Stravinsky's oratorio represents a continuation of the genre's secularization, which began in the 19th century. Politically motivated secularization enabled the oratorio to enjoy a vigorous life in Russia, where oratorios had been rare. The oratorio became a medium for the expression of heroic and at times bombastic patriotic sentiments, as in Kabalevsky's The Great Homeland (1941–2), Myaskovsky's Kirov is with us (1942) and Shaporin's Story of the Battle for the Russian Land (1943–4). After World War II the demands of socialist realism produced, throughout eastern Europe, a huge number of oratorios in praise of party leaders or the proletariat. But the period also saw the composition of a few important works: Shostakovich's Song of the Forest (1949), Prokofiev's On Guard for Peace (1950), Sviridov's Poem in Memory of Sergei Yesenin (1955–6) and Pathetic Oratorio (1959), and Shnitke's Nagasaki (1958).

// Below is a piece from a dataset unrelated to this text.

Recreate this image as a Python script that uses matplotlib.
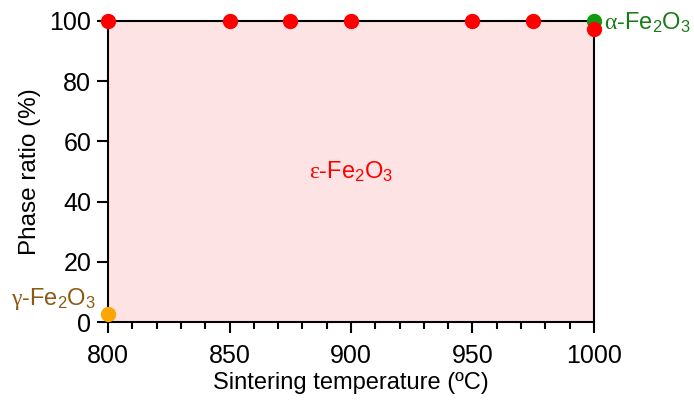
import matplotlib
matplotlib.use("Agg")
import matplotlib.pyplot as plt
from matplotlib.ticker import MultipleLocator

plt.rcParams['font.family'] = ['Liberation Sans', 'DejaVu Sans']
plt.rcParams['mathtext.fontset'] = 'custom'
plt.rcParams['mathtext.rm'] = 'Liberation Sans'
plt.rcParams['mathtext.it'] = 'Liberation Serif'

# data
eps_temps = [800, 850, 875, 900, 950, 975, 1000]
eps_ratio = [100, 100, 100, 100, 100, 100, 97.3]
gamma_temps = [800]
gamma_ratio = [2.6]
alpha_temps = [1000]
alpha_ratio = [100]

fig = plt.figure(figsize=(6.94, 4.01), dpi=100)
ax = fig.add_axes([108 / 694, 79 / 401, 486 / 694, 301 / 401])
ax.set_facecolor('#fde3e3')

ax.plot(alpha_temps, alpha_ratio, 'o', color='#119911', ms=10, clip_on=False, zorder=5)
ax.plot(eps_temps, eps_ratio, 'o', color='#ff0000', ms=10, clip_on=False, zorder=6)
ax.plot(gamma_temps, gamma_ratio, 'o', color='#ffa500', ms=10, clip_on=False, zorder=6)

ax.set_xlim(800, 1000)
ax.set_ylim(0, 100)
ax.xaxis.set_major_locator(MultipleLocator(50))
ax.xaxis.set_minor_locator(MultipleLocator(10))
ax.yaxis.set_major_locator(MultipleLocator(20))
ax.tick_params(axis='both', which='major', direction='out', length=8, width=1.5,
               labelsize=18, color='black')
ax.tick_params(axis='x', which='minor', direction='out', length=5, width=1.5)
ax.tick_params(axis='x', which='major', pad=8)
ax.tick_params(axis='y', which='major', pad=4)
for s in ax.spines.values():
    s.set_linewidth(1.5)
    s.set_color('black')

ax.set_xlabel('Sintering temperature (\u00baC)', fontsize=17, labelpad=3)
ax.set_ylabel('Phase ratio (%)', fontsize=17.5, labelpad=6)

ax.text(900, 50, r'$\varepsilon$-Fe$_\mathrm{2}$O$_\mathrm{3}$', color='#ff0000',
        fontsize=17, ha='center', va='center')
ax.text(1004, 99.5, r'$\alpha$-Fe$_\mathrm{2}$O$_\mathrm{3}$', color='#1a7a1a',
        fontsize=17, ha='left', va='center', clip_on=False)
ax.text(795, 7.5, r'$\gamma$-Fe$_\mathrm{2}$O$_\mathrm{3}$', color='#8a5a14',
        fontsize=17, ha='right', va='center', clip_on=False)

fig.savefig('out.png', dpi=100)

Elsewhere, new departures in the oratorio continued after World War II. Messiaen's La transfiguration (1969) almost dispenses with narrative and with solo voices for an immense, meditative theological exposition drawing on texts from the Bible, the Roman liturgy and Aquinas, and on musical materials characteristic of all periods in the composer's career. Notable among the oratorios of younger composers are Penderecki's Dies irae (1967) and Henze's Das Floss der ‘Medusa’ (1968), an ‘oratorio volgare e militare’ to a politically revolutionary text. Yet perhaps the most far¬reaching innovation was made by Krenek in Spiritus intelligentiae sanctus (1955), a Pentecost oratorio realized on magnetic tape.